═══ Data extract

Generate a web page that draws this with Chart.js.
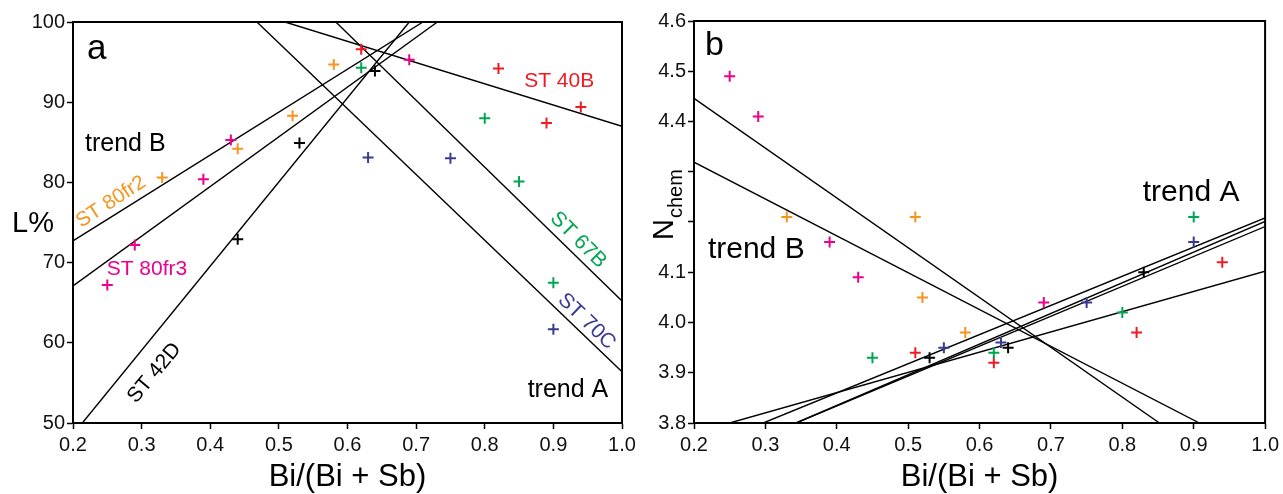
<!DOCTYPE html>
<html><head><meta charset="utf-8">
<script src="https://cdn.jsdelivr.net/npm/chart.js@4/dist/chart.umd.min.js"></script>
<style>
html,body{margin:0;padding:0;background:#fff;width:1283px;height:494px;overflow:hidden}
canvas{position:absolute;top:0}
#ca{left:0}
#cb{left:640px}
</style></head><body>
<canvas id="ca" width="640" height="494"></canvas>
<canvas id="cb" width="643" height="494"></canvas>
<script>
// ---------- tick labels ----------
const ratioTicks = [0.2,0.3,0.4,0.5,0.6,0.7,0.8,0.9,1.0];
const lTicks = [50,60,70,80,90,100];
const nTicks = [3.8,3.9,4.0,4.1,4.2,4.3,4.4,4.5,4.6];
const nTickLabels = ['3.8','3.9','4.0','4.1','','','4.4','4.5','4.6'];

// ---------- panel a : L% vs Bi/(Bi+Sb) ----------
const aST40B  = [[0.62,96.6],[0.82,94.2],[0.89,87.4],[0.94,89.4]];
const aST80fr2= [[0.33,80.6],[0.44,84.2],[0.52,88.3],[0.58,94.7]];
const aST67B  = [[0.62,94.3],[0.80,88.0],[0.85,80.1],[0.90,67.5]];
const aST70C  = [[0.63,83.1],[0.75,83.0],[0.90,61.7]];
const aST80fr3= [[0.25,67.2],[0.29,72.2],[0.39,80.4],[0.43,85.3],[0.69,95.3]];
const aST42D  = [[0.44,72.9],[0.53,84.9],[0.64,93.9]];
// fitted trend lines (end points)
const aLine40B  = [[0.509,100],[1.0,87.0]];
const aLine67B  = [[0.583,100],[1.0,65.2]];
const aLine70C  = [[0.468,100],[1.0,56.4]];
const aLine80fr2= [[0.2,72.7],[0.71,100]];
const aLine80fr3= [[0.2,67.1],[0.731,100]];
const aLine42D  = [[0.2136,50],[0.69,100]];

// ---------- panel b : Nchem vs Bi/(Bi+Sb) ----------
const bMagenta = [[0.25,4.49],[0.29,4.41],[0.39,4.16],[0.43,4.09],[0.69,4.04]];
const bOrange  = [[0.33,4.21],[0.51,4.21],[0.52,4.05],[0.58,3.98]];
const bGreen   = [[0.45,3.93],[0.62,3.94],[0.80,4.02],[0.90,4.21]];
const bRed     = [[0.51,3.94],[0.62,3.92],[0.82,3.98],[0.94,4.12]];
const bPurple  = [[0.55,3.95],[0.63,3.96],[0.75,4.04],[0.90,4.16]];
const bBlack   = [[0.53,3.93],[0.64,3.95],[0.83,4.10]];
const bLineB1 = [[0.2,4.446],[0.852,3.8]];
const bLineB2 = [[0.2,4.319],[0.908,3.8]];
const bLineA1 = [[0.25,3.8],[1.0,4.102]];
const bLineA2 = [[0.297,3.8],[1.0,4.208]];
const bLineA3 = [[0.343,3.8],[1.0,4.201]];
const bLineA4 = [[0.343,3.8],[1.0,4.191]];

const RED='#ed1c24', ORANGE='#f7941d', GREEN='#00a651', PURPLE='#3a3a95', MAGENTA='#ec008c', BLACK='#000000';
const FONT='"Liberation Sans", Arial, Helvetica, sans-serif';

const pts = a => a.map(p => ({x:p[0], y:p[1]}));
const ptSet = (data,color) => ({type:'scatter', data:pts(data), pointStyle:'cross', pointRadius:5.5, pointHoverRadius:5.5,
  borderColor:color, backgroundColor:color, borderWidth:2, showLine:false});
const lineSet = data => ({type:'line', data:pts(data), borderColor:'#000', borderWidth:1.4, pointRadius:0,
  fill:false, tension:0, showLine:true});

const decor = {
  id:'decor',
  afterDraw(chart, args, opts){
    const {ctx, chartArea:a, scales:{x,y}} = chart;
    ctx.save();
    ctx.strokeStyle='#000'; ctx.lineWidth=2;
    ctx.strokeRect(a.left, a.top, a.right-a.left, a.bottom-a.top);
    for (const t of (opts.texts||[])){
      const px = t.px!=null ? t.px : x.getPixelForValue(t.x);
      const py = t.py!=null ? t.py : y.getPixelForValue(t.y);
      ctx.save();
      ctx.translate(px,py);
      if (t.rot) ctx.rotate(t.rot*Math.PI/180);
      ctx.font = `${t.size}px ${FONT}`;
      ctx.fillStyle = t.color||'#000';
      ctx.textAlign = t.align||'left';
      ctx.textBaseline = t.base||'alphabetic';
      ctx.fillText(t.text,0,0);
      if (t.sub){
        const w = ctx.measureText(t.text).width;
        ctx.font = `${t.subSize}px ${FONT}`;
        ctx.fillText(t.sub, w+1, t.subDy);
      }
      ctx.restore();
    }
    ctx.restore();
  }
};

function xScale(){
  return {type:'linear', min:0.2, max:1.0,
    afterBuildTicks: s => { s.ticks = ratioTicks.map(v => ({value:v})); },
    afterFit: s => { s.height = 71; },
    ticks:{font:{size:20, family:FONT}, color:'#111', padding:4, maxRotation:0, autoSkip:false,
      callback: v => Number(v).toFixed(1)},
    grid:{display:true, drawOnChartArea:false, drawTicks:true, tickLength:6, tickWidth:1.5, tickColor:'#000'},
    border:{display:true, color:'#000', width:2},
    title:{display:true, text:'Bi/(Bi + Sb)', color:'#000', font:{size:31, family:FONT, lineHeight:1}, padding:{top:0,bottom:1}}
  };
}

const commonOpts = {responsive:false, animation:false, devicePixelRatio:1,
  plugins:{legend:{display:false}, tooltip:{enabled:false}}, events:[]};

new Chart(document.getElementById('ca'), {
  type:'scatter',
  data:{datasets:[
    ptSet(aST40B,RED), ptSet(aST80fr2,ORANGE), ptSet(aST67B,GREEN), ptSet(aST70C,PURPLE),
    ptSet(aST80fr3,MAGENTA), ptSet(aST42D,BLACK),
    lineSet(aLine40B), lineSet(aLine67B), lineSet(aLine70C), lineSet(aLine80fr2), lineSet(aLine80fr3), lineSet(aLine42D)
  ]},
  options:Object.assign({}, commonOpts, {
    layout:{padding:{left:0, top:22, right:18, bottom:0}},
    scales:{
      x:xScale(),
      y:{type:'linear', min:50, max:100,
        afterBuildTicks: s => { s.ticks = lTicks.map(v => ({value:v})); },
        afterFit: s => { s.width = 73; },
        ticks:{font:{size:20, family:FONT}, color:'#111', padding:2},
        grid:{display:true, drawOnChartArea:false, drawTicks:true, tickLength:6, tickWidth:1.5, tickColor:'#000'},
        border:{display:true, color:'#000', width:2}
      }
    },
    plugins:Object.assign({}, commonOpts.plugins, {decor:{texts:[
      {text:'a', x:0.2204, y:95.39, size:35},
      {text:'trend B', x:0.2175, y:83.95, size:25},
      {text:'trend A', x:0.98, y:53.28, size:25, align:'right'},
      {text:'ST 40B', x:0.8574, y:91.86, size:21, color:RED},
      {text:'ST 80fr3', x:0.249, y:68.45, size:21, color:MAGENTA},
      {text:'ST 80fr2', x:0.2554, y:77.56, size:20.5, color:ORANGE, rot:-33, align:'center', base:'middle'},
      {text:'ST 42D', x:0.3188, y:56.23, size:21, color:BLACK, rot:-50, align:'center', base:'middle'},
      {text:'ST 67B', x:0.9362, y:72.82, size:21, color:GREEN, rot:45, align:'center', base:'middle'},
      {text:'ST 70C', x:0.9485, y:62.66, size:21, color:PURPLE, rot:44, align:'center', base:'middle'},
      {text:'L%', px:12, py:232, size:29}
    ]}})
  }),
  plugins:[decor]
});

new Chart(document.getElementById('cb'), {
  type:'scatter',
  data:{datasets:[
    ptSet(bMagenta,MAGENTA), ptSet(bOrange,ORANGE), ptSet(bGreen,GREEN), ptSet(bRed,RED),
    ptSet(bPurple,PURPLE), ptSet(bBlack,BLACK),
    lineSet(bLineB1), lineSet(bLineB2), lineSet(bLineA1), lineSet(bLineA2), lineSet(bLineA3), lineSet(bLineA4)
  ]},
  options:Object.assign({}, commonOpts, {
    layout:{padding:{left:0, top:21, right:15, bottom:0}},
    scales:{
      x:xScale(),
      y:{type:'linear', min:3.8, max:4.6,
        afterBuildTicks: s => { s.ticks = nTicks.map(v => ({value:v})); },
        afterFit: s => { s.width = 54; },
        ticks:{font:{size:20, family:FONT}, color:'#111', padding:2,
          callback: (v, i) => nTickLabels[i]},
        grid:{display:true, drawOnChartArea:false, drawTicks:true, tickLength:6, tickWidth:1.5, tickColor:'#000'},
        border:{display:true, color:'#000', width:2}
      }
    },
    plugins:Object.assign({}, commonOpts.plugins, {decor:{texts:[
      {text:'b', x:0.2153, y:4.532, size:34},
      {text:'trend B', x:0.2195, y:4.129, size:30},
      {text:'trend A', x:0.8286, y:4.2427, size:30},
      {text:'N', px:33, py:240, size:29, rot:-90, sub:'chem', subSize:20, subDy:9}
    ]}})
  }),
  plugins:[decor]
});
</script>
</body></html>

══════

## Given request
Begin at the top of the material above and output each line exactly, stopping after the line that holds "const bLineA4 = [[0.343,3.8],[1.0,4.191]];". Leave out pictures.

## Written reply
Generate a web page that draws this with Chart.js.
<!DOCTYPE html>
<html><head><meta charset="utf-8">
<script src="https://cdn.jsdelivr.net/npm/chart.js@4/dist/chart.umd.min.js"></script>
<style>
html,body{margin:0;padding:0;background:#fff;width:1283px;height:494px;overflow:hidden}
canvas{position:absolute;top:0}
#ca{left:0}
#cb{left:640px}
</style></head><body>
<canvas id="ca" width="640" height="494"></canvas>
<canvas id="cb" width="643" height="494"></canvas>
<script>
// ---------- tick labels ----------
const ratioTicks = [0.2,0.3,0.4,0.5,0.6,0.7,0.8,0.9,1.0];
const lTicks = [50,60,70,80,90,100];
const nTicks = [3.8,3.9,4.0,4.1,4.2,4.3,4.4,4.5,4.6];
const nTickLabels = ['3.8','3.9','4.0','4.1','','','4.4','4.5','4.6'];

// ---------- panel a : L% vs Bi/(Bi+Sb) ----------
const aST40B  = [[0.62,96.6],[0.82,94.2],[0.89,87.4],[0.94,89.4]];
const aST80fr2= [[0.33,80.6],[0.44,84.2],[0.52,88.3],[0.58,94.7]];
const aST67B  = [[0.62,94.3],[0.80,88.0],[0.85,80.1],[0.90,67.5]];
const aST70C  = [[0.63,83.1],[0.75,83.0],[0.90,61.7]];
const aST80fr3= [[0.25,67.2],[0.29,72.2],[0.39,80.4],[0.43,85.3],[0.69,95.3]];
const aST42D  = [[0.44,72.9],[0.53,84.9],[0.64,93.9]];
// fitted trend lines (end points)
const aLine40B  = [[0.509,100],[1.0,87.0]];
const aLine67B  = [[0.583,100],[1.0,65.2]];
const aLine70C  = [[0.468,100],[1.0,56.4]];
const aLine80fr2= [[0.2,72.7],[0.71,100]];
const aLine80fr3= [[0.2,67.1],[0.731,100]];
const aLine42D  = [[0.2136,50],[0.69,100]];

// ---------- panel b : Nchem vs Bi/(Bi+Sb) ----------
const bMagenta = [[0.25,4.49],[0.29,4.41],[0.39,4.16],[0.43,4.09],[0.69,4.04]];
const bOrange  = [[0.33,4.21],[0.51,4.21],[0.52,4.05],[0.58,3.98]];
const bGreen   = [[0.45,3.93],[0.62,3.94],[0.80,4.02],[0.90,4.21]];
const bRed     = [[0.51,3.94],[0.62,3.92],[0.82,3.98],[0.94,4.12]];
const bPurple  = [[0.55,3.95],[0.63,3.96],[0.75,4.04],[0.90,4.16]];
const bBlack   = [[0.53,3.93],[0.64,3.95],[0.83,4.10]];
const bLineB1 = [[0.2,4.446],[0.852,3.8]];
const bLineB2 = [[0.2,4.319],[0.908,3.8]];
const bLineA1 = [[0.25,3.8],[1.0,4.102]];
const bLineA2 = [[0.297,3.8],[1.0,4.208]];
const bLineA3 = [[0.343,3.8],[1.0,4.201]];
const bLineA4 = [[0.343,3.8],[1.0,4.191]];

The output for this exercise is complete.